◆ **DATA FOR THIS EXERCISE**
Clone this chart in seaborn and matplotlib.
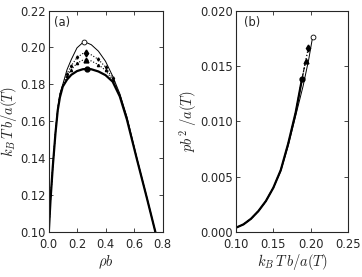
import numpy as np
import pandas as pd
import matplotlib
matplotlib.use("Agg")
import matplotlib.pyplot as plt
import seaborn as sns

# coexistence curves, panel (a): density vs temperature
rho = [0.002, 0.014, 0.030, 0.049, 0.065, 0.080, 0.100, 0.130, 0.160, 0.200, 0.240,
       0.270, 0.300, 0.350, 0.400, 0.450, 0.500, 0.550, 0.620, 0.690, 0.750]
t_thick = [0.1000, 0.1173, 0.1354, 0.1537, 0.1661, 0.1730, 0.1788, 0.1826, 0.1852, 0.1872, 0.1882,
           0.1884, 0.1882, 0.1870, 0.1850, 0.1815, 0.1735, 0.1610, 0.1395, 0.1185, 0.1000]
t_thin = [0.1000, 0.1175, 0.1358, 0.1545, 0.1672, 0.1750, 0.1800, 0.1880, 0.1935, 0.1998, 0.2026,
          0.2025, 0.2015, 0.1980, 0.1925, 0.1845, 0.1750, 0.1625, 0.1400, 0.1187, 0.1000]
t_diam = [0.1000, 0.1174, 0.1356, 0.1542, 0.1667, 0.1742, 0.1795, 0.1858, 0.1901, 0.1946, 0.1967,
          0.1967, 0.1960, 0.1935, 0.1894, 0.1833, 0.1744, 0.1619, 0.1398, 0.1186, 0.1000]
t_tri = [0.1000, 0.1174, 0.1355, 0.1540, 0.1665, 0.1737, 0.1792, 0.1844, 0.1880, 0.1915, 0.1931,
         0.1932, 0.1927, 0.1907, 0.1876, 0.1825, 0.1740, 0.1615, 0.1397, 0.1186, 0.1000]

# critical points (rho_c, T_c, p_c)
crit_thin = (0.250, 0.2027, 0.0176)
crit_diam = (0.265, 0.1969, 0.0166)
crit_tri = (0.265, 0.1932, 0.0154)
crit_thick = (0.272, 0.1884, 0.0138)

# vapour pressure, panel (b)
t_p = [0.100, 0.110, 0.120, 0.130, 0.140, 0.150, 0.160, 0.170, 0.180]
p_common = [0.0004, 0.0007, 0.0012, 0.0019, 0.0028, 0.0040, 0.0056, 0.0080, 0.0108]
t_p_thin = [0.100, 0.110, 0.120, 0.130, 0.140, 0.150, 0.160, 0.170, 0.180, 0.190, 0.1975]
p_thin = [0.0004, 0.0007, 0.0012, 0.0019, 0.0028, 0.0040, 0.0055, 0.0078, 0.0105, 0.0132, 0.0156]

sns.set_style("ticks")
plt.rcParams["mathtext.fontset"] = "cm"
plt.rcParams["font.family"] = ["DejaVu Sans"]
plt.rcParams["xtick.direction"] = "in"
plt.rcParams["ytick.direction"] = "in"
fs = 8.3
lfs = 10.5

fig = plt.figure(figsize=(3.62, 2.77), dpi=100)
ax1 = fig.add_axes([0.134, 0.162, 0.315, 0.800])
ax2 = fig.add_axes([0.652, 0.162, 0.309, 0.800])

# ---- panel (a)
curves = [(t_thin, "-", 0.7, None), (t_diam, ":", 0.8, "d"), (t_tri, ":", 0.8, "^"), (t_thick, "-", 1.6, None)]
for t, ls, lw, mk in curves:
    d = pd.DataFrame({"rho": rho, "T": t})
    sns.lineplot(data=d, x="rho", y="T", ax=ax1, color="black", lw=lw, linestyle=ls,
                 sort=False, estimator=None, legend=False)
    if mk is not None:
        sel = d.iloc[[7, 8, 9, 13, 14, 15]]
        ax1.plot(sel["rho"], sel["T"], linestyle="none", marker=mk, ms=1.6, color="black")

ax1.plot(crit_thin[0], crit_thin[1], "o", ms=3.5, mfc="white", mec="black", mew=0.6)
ax1.plot(crit_diam[0], crit_diam[1], "d", ms=3.5, color="black")
ax1.plot(crit_tri[0], crit_tri[1], "^", ms=3.5, color="black")
ax1.plot(crit_thick[0], crit_thick[1], "o", ms=3.5, color="black")

ax1.set_xlim(0, 0.8)
ax1.set_ylim(0.10, 0.22)
ax1.set_xticks([0.0, 0.2, 0.4, 0.6, 0.8])
ax1.set_yticks([0.10, 0.12, 0.14, 0.16, 0.18, 0.20, 0.22])
ax1.set_xlabel(r"$\rho b$", fontsize=lfs, labelpad=2)
ax1.set_ylabel(r"$k_B\,T\,b/a(T)$", fontsize=lfs, labelpad=1)
ax1.text(0.05, 0.975, "(a)", transform=ax1.transAxes, ha="left", va="top", fontsize=fs)

# ---- panel (b)
d = pd.DataFrame({"T": t_p_thin + [crit_thin[1]], "p": p_thin + [crit_thin[2]]})
sns.lineplot(data=d, x="T", y="p", ax=ax2, color="black", lw=0.7, sort=False, estimator=None)
d = pd.DataFrame({"T": t_p + [crit_thick[1], crit_diam[1]], "p": p_common + [crit_thick[2], crit_diam[2]]})
sns.lineplot(data=d, x="T", y="p", ax=ax2, color="black", lw=0.9, linestyle=":", sort=False, estimator=None)
d = pd.DataFrame({"T": t_p + [crit_thick[1], crit_tri[1]], "p": p_common + [crit_thick[2], crit_tri[2]]})
sns.lineplot(data=d, x="T", y="p", ax=ax2, color="black", lw=0.8, linestyle="--", sort=False, estimator=None)
d = pd.DataFrame({"T": t_p + [crit_thick[1]], "p": p_common + [crit_thick[2]]})
sns.lineplot(data=d, x="T", y="p", ax=ax2, color="black", lw=1.6, sort=False, estimator=None)

ax2.plot(crit_thin[1], crit_thin[2], "o", ms=3.5, mfc="white", mec="black", mew=0.6)
ax2.plot(crit_diam[1], crit_diam[2], "d", ms=3.5, color="black")
ax2.plot(crit_tri[1], crit_tri[2], "^", ms=3.5, color="black")
ax2.plot(crit_thick[1], crit_thick[2], "o", ms=3.5, color="black")

ax2.set_xlim(0.10, 0.25)
ax2.set_ylim(0.0, 0.020)
ax2.set_xticks([0.10, 0.15, 0.20, 0.25])
ax2.set_yticks([0.000, 0.005, 0.010, 0.015, 0.020])
ax2.set_yticklabels(["0.000", "0.005", "0.010", "0.015", "0.020"])
ax2.set_xlabel(r"$k_B\,T\,b/a(T)$", fontsize=lfs, labelpad=1)
ax2.set_ylabel(r"$pb^2\ /a(T)$", fontsize=lfs, labelpad=1)
ax2.text(0.07, 0.975, "(b)", transform=ax2.transAxes, ha="left", va="top", fontsize=fs)

for ax in (ax1, ax2):
    ax.tick_params(labelsize=fs, top=True, right=True, length=3, width=0.6, pad=2)
    ax.tick_params(axis="x", pad=4)
    for s in ax.spines.values():
        s.set_linewidth(0.8)

fig.savefig("out.png", dpi=100)
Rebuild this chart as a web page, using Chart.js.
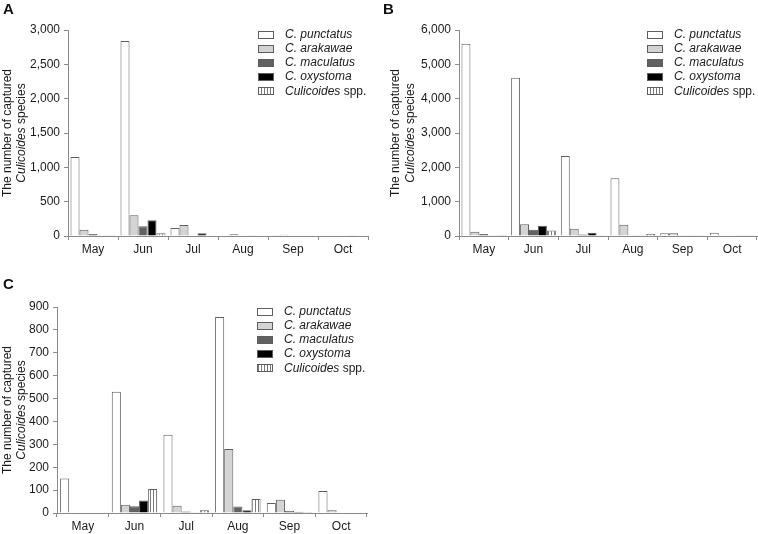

◆ **STATED GOAL**
Repeat all the records above exactly, leaving out any pictures.

◆ **EXERCISE ANSWER**
Clone this chart in seaborn and matplotlib.
import numpy as np
import pandas as pd
import matplotlib
matplotlib.use("Agg")
import matplotlib.pyplot as plt
import seaborn as sns

# coexistence curves, panel (a): density vs temperature
rho = [0.002, 0.014, 0.030, 0.049, 0.065, 0.080, 0.100, 0.130, 0.160, 0.200, 0.240,
       0.270, 0.300, 0.350, 0.400, 0.450, 0.500, 0.550, 0.620, 0.690, 0.750]
t_thick = [0.1000, 0.1173, 0.1354, 0.1537, 0.1661, 0.1730, 0.1788, 0.1826, 0.1852, 0.1872, 0.1882,
           0.1884, 0.1882, 0.1870, 0.1850, 0.1815, 0.1735, 0.1610, 0.1395, 0.1185, 0.1000]
t_thin = [0.1000, 0.1175, 0.1358, 0.1545, 0.1672, 0.1750, 0.1800, 0.1880, 0.1935, 0.1998, 0.2026,
          0.2025, 0.2015, 0.1980, 0.1925, 0.1845, 0.1750, 0.1625, 0.1400, 0.1187, 0.1000]
t_diam = [0.1000, 0.1174, 0.1356, 0.1542, 0.1667, 0.1742, 0.1795, 0.1858, 0.1901, 0.1946, 0.1967,
          0.1967, 0.1960, 0.1935, 0.1894, 0.1833, 0.1744, 0.1619, 0.1398, 0.1186, 0.1000]
t_tri = [0.1000, 0.1174, 0.1355, 0.1540, 0.1665, 0.1737, 0.1792, 0.1844, 0.1880, 0.1915, 0.1931,
         0.1932, 0.1927, 0.1907, 0.1876, 0.1825, 0.1740, 0.1615, 0.1397, 0.1186, 0.1000]

# critical points (rho_c, T_c, p_c)
crit_thin = (0.250, 0.2027, 0.0176)
crit_diam = (0.265, 0.1969, 0.0166)
crit_tri = (0.265, 0.1932, 0.0154)
crit_thick = (0.272, 0.1884, 0.0138)

# vapour pressure, panel (b)
t_p = [0.100, 0.110, 0.120, 0.130, 0.140, 0.150, 0.160, 0.170, 0.180]
p_common = [0.0004, 0.0007, 0.0012, 0.0019, 0.0028, 0.0040, 0.0056, 0.0080, 0.0108]
t_p_thin = [0.100, 0.110, 0.120, 0.130, 0.140, 0.150, 0.160, 0.170, 0.180, 0.190, 0.1975]
p_thin = [0.0004, 0.0007, 0.0012, 0.0019, 0.0028, 0.0040, 0.0055, 0.0078, 0.0105, 0.0132, 0.0156]

sns.set_style("ticks")
plt.rcParams["mathtext.fontset"] = "cm"
plt.rcParams["font.family"] = ["DejaVu Sans"]
plt.rcParams["xtick.direction"] = "in"
plt.rcParams["ytick.direction"] = "in"
fs = 8.3
lfs = 10.5

fig = plt.figure(figsize=(3.62, 2.77), dpi=100)
ax1 = fig.add_axes([0.134, 0.162, 0.315, 0.800])
ax2 = fig.add_axes([0.652, 0.162, 0.309, 0.800])

# ---- panel (a)
curves = [(t_thin, "-", 0.7, None), (t_diam, ":", 0.8, "d"), (t_tri, ":", 0.8, "^"), (t_thick, "-", 1.6, None)]
for t, ls, lw, mk in curves:
    d = pd.DataFrame({"rho": rho, "T": t})
    sns.lineplot(data=d, x="rho", y="T", ax=ax1, color="black", lw=lw, linestyle=ls,
                 sort=False, estimator=None, legend=False)
    if mk is not None:
        sel = d.iloc[[7, 8, 9, 13, 14, 15]]
        ax1.plot(sel["rho"], sel["T"], linestyle="none", marker=mk, ms=1.6, color="black")

ax1.plot(crit_thin[0], crit_thin[1], "o", ms=3.5, mfc="white", mec="black", mew=0.6)
ax1.plot(crit_diam[0], crit_diam[1], "d", ms=3.5, color="black")
ax1.plot(crit_tri[0], crit_tri[1], "^", ms=3.5, color="black")
ax1.plot(crit_thick[0], crit_thick[1], "o", ms=3.5, color="black")

ax1.set_xlim(0, 0.8)
ax1.set_ylim(0.10, 0.22)
ax1.set_xticks([0.0, 0.2, 0.4, 0.6, 0.8])
ax1.set_yticks([0.10, 0.12, 0.14, 0.16, 0.18, 0.20, 0.22])
ax1.set_xlabel(r"$\rho b$", fontsize=lfs, labelpad=2)
ax1.set_ylabel(r"$k_B\,T\,b/a(T)$", fontsize=lfs, labelpad=1)
ax1.text(0.05, 0.975, "(a)", transform=ax1.transAxes, ha="left", va="top", fontsize=fs)

# ---- panel (b)
d = pd.DataFrame({"T": t_p_thin + [crit_thin[1]], "p": p_thin + [crit_thin[2]]})
sns.lineplot(data=d, x="T", y="p", ax=ax2, color="black", lw=0.7, sort=False, estimator=None)
d = pd.DataFrame({"T": t_p + [crit_thick[1], crit_diam[1]], "p": p_common + [crit_thick[2], crit_diam[2]]})
sns.lineplot(data=d, x="T", y="p", ax=ax2, color="black", lw=0.9, linestyle=":", sort=False, estimator=None)
d = pd.DataFrame({"T": t_p + [crit_thick[1], crit_tri[1]], "p": p_common + [crit_thick[2], crit_tri[2]]})
sns.lineplot(data=d, x="T", y="p", ax=ax2, color="black", lw=0.8, linestyle="--", sort=False, estimator=None)
d = pd.DataFrame({"T": t_p + [crit_thick[1]], "p": p_common + [crit_thick[2]]})
sns.lineplot(data=d, x="T", y="p", ax=ax2, color="black", lw=1.6, sort=False, estimator=None)

ax2.plot(crit_thin[1], crit_thin[2], "o", ms=3.5, mfc="white", mec="black", mew=0.6)
ax2.plot(crit_diam[1], crit_diam[2], "d", ms=3.5, color="black")
ax2.plot(crit_tri[1], crit_tri[2], "^", ms=3.5, color="black")
ax2.plot(crit_thick[1], crit_thick[2], "o", ms=3.5, color="black")

ax2.set_xlim(0.10, 0.25)
ax2.set_ylim(0.0, 0.020)
ax2.set_xticks([0.10, 0.15, 0.20, 0.25])
ax2.set_yticks([0.000, 0.005, 0.010, 0.015, 0.020])
ax2.set_yticklabels(["0.000", "0.005", "0.010", "0.015", "0.020"])
ax2.set_xlabel(r"$k_B\,T\,b/a(T)$", fontsize=lfs, labelpad=1)
ax2.set_ylabel(r"$pb^2\ /a(T)$", fontsize=lfs, labelpad=1)
ax2.text(0.07, 0.975, "(b)", transform=ax2.transAxes, ha="left", va="top", fontsize=fs)

for ax in (ax1, ax2):
    ax.tick_params(labelsize=fs, top=True, right=True, length=3, width=0.6, pad=2)
    ax.tick_params(axis="x", pad=4)
    for s in ax.spines.values():
        s.set_linewidth(0.8)

fig.savefig("out.png", dpi=100)
Rebuild this chart as a web page, using Chart.js.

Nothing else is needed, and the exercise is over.